▶ **SET EXERCISE**:
Leave out the pictures and transcribe everything else exactly.

▶ **RAW DATA**:

========================

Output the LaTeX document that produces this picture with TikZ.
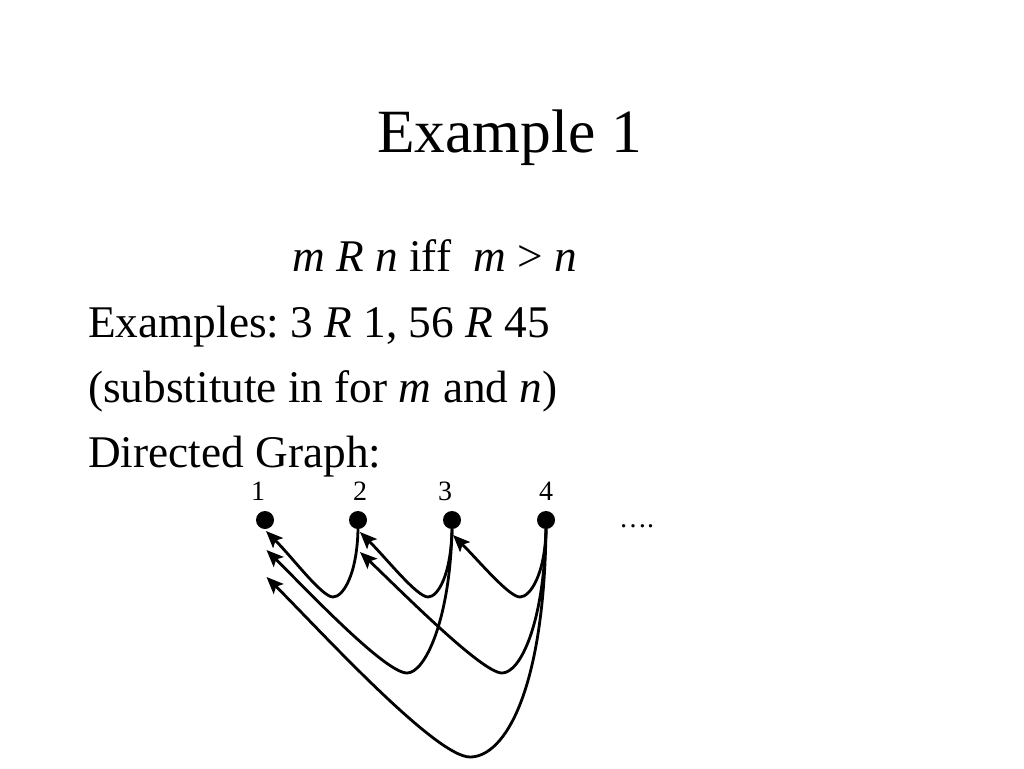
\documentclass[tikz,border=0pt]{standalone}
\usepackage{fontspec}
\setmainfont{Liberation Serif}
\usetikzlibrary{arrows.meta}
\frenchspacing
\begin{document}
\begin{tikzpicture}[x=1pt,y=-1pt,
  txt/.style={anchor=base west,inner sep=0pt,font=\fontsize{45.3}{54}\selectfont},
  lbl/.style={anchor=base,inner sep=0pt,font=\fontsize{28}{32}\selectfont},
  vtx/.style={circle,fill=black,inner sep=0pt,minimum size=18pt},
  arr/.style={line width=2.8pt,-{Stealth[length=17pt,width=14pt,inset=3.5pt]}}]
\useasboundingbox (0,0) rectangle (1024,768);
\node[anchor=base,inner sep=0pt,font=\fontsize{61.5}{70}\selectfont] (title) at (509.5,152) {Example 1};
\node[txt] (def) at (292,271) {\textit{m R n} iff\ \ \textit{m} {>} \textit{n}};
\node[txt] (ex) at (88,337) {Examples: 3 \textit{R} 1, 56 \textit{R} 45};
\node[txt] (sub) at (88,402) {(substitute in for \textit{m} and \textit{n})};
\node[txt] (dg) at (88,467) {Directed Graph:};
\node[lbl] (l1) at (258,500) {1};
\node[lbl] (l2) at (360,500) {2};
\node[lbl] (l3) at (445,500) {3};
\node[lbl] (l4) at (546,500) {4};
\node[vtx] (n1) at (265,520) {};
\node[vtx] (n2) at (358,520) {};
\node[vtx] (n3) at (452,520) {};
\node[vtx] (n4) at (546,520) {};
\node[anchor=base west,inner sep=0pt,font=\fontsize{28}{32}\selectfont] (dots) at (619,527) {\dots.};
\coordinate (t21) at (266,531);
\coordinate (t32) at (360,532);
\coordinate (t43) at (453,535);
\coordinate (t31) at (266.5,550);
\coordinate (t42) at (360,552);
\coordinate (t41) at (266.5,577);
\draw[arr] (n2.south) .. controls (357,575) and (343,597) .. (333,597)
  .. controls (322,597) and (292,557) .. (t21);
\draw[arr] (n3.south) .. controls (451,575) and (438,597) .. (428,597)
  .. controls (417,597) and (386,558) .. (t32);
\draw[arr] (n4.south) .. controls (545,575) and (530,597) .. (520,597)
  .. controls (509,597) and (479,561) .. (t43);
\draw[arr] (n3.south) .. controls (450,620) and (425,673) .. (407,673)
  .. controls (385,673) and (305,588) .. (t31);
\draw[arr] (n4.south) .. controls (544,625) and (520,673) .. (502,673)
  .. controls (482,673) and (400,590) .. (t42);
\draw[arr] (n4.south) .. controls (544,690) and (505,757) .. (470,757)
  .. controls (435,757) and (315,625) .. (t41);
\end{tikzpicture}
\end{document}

========================

▶ **REPLY TO THE TASK**:
Output the LaTeX document that produces this picture with TikZ.
\documentclass[tikz,border=0pt]{standalone}
\usepackage{fontspec}
\setmainfont{Liberation Serif}
\usetikzlibrary{arrows.meta}
\frenchspacing
\begin{document}
\begin{tikzpicture}[x=1pt,y=-1pt,
  txt/.style={anchor=base west,inner sep=0pt,font=\fontsize{45.3}{54}\selectfont},
  lbl/.style={anchor=base,inner sep=0pt,font=\fontsize{28}{32}\selectfont},
  vtx/.style={circle,fill=black,inner sep=0pt,minimum size=18pt},
  arr/.style={line width=2.8pt,-{Stealth[length=17pt,width=14pt,inset=3.5pt]}}]
\useasboundingbox (0,0) rectangle (1024,768);
\node[anchor=base,inner sep=0pt,font=\fontsize{61.5}{70}\selectfont] (title) at (509.5,152) {Example 1};
\node[txt] (def) at (292,271) {\textit{m R n} iff\ \ \textit{m} {>} \textit{n}};
\node[txt] (ex) at (88,337) {Examples: 3 \textit{R} 1, 56 \textit{R} 45};
\node[txt] (sub) at (88,402) {(substitute in for \textit{m} and \textit{n})};
\node[txt] (dg) at (88,467) {Directed Graph:};
\node[lbl] (l1) at (258,500) {1};
\node[lbl] (l2) at (360,500) {2};
\node[lbl] (l3) at (445,500) {3};
\node[lbl] (l4) at (546,500) {4};
\node[vtx] (n1) at (265,520) {};
\node[vtx] (n2) at (358,520) {};
\node[vtx] (n3) at (452,520) {};
\node[vtx] (n4) at (546,520) {};
\node[anchor=base west,inner sep=0pt,font=\fontsize{28}{32}\selectfont] (dots) at (619,527) {\dots.};
\coordinate (t21) at (266,531);
\coordinate (t32) at (360,532);
\coordinate (t43) at (453,535);
\coordinate (t31) at (266.5,550);
\coordinate (t42) at (360,552);
\coordinate (t41) at (266.5,577);
\draw[arr] (n2.south) .. controls (357,575) and (343,597) .. (333,597)
  .. controls (322,597) and (292,557) .. (t21);
\draw[arr] (n3.south) .. controls (451,575) and (438,597) .. (428,597)
  .. controls (417,597) and (386,558) .. (t32);
\draw[arr] (n4.south) .. controls (545,575) and (530,597) .. (520,597)
  .. controls (509,597) and (479,561) .. (t43);
\draw[arr] (n3.south) .. controls (450,620) and (425,673) .. (407,673)
  .. controls (385,673) and (305,588) .. (t31);
\draw[arr] (n4.south) .. controls (544,625) and (520,673) .. (502,673)
  .. controls (482,673) and (400,590) .. (t42);
\draw[arr] (n4.south) .. controls (544,690) and (505,757) .. (470,757)
  .. controls (435,757) and (315,625) .. (t41);
\end{tikzpicture}
\end{document}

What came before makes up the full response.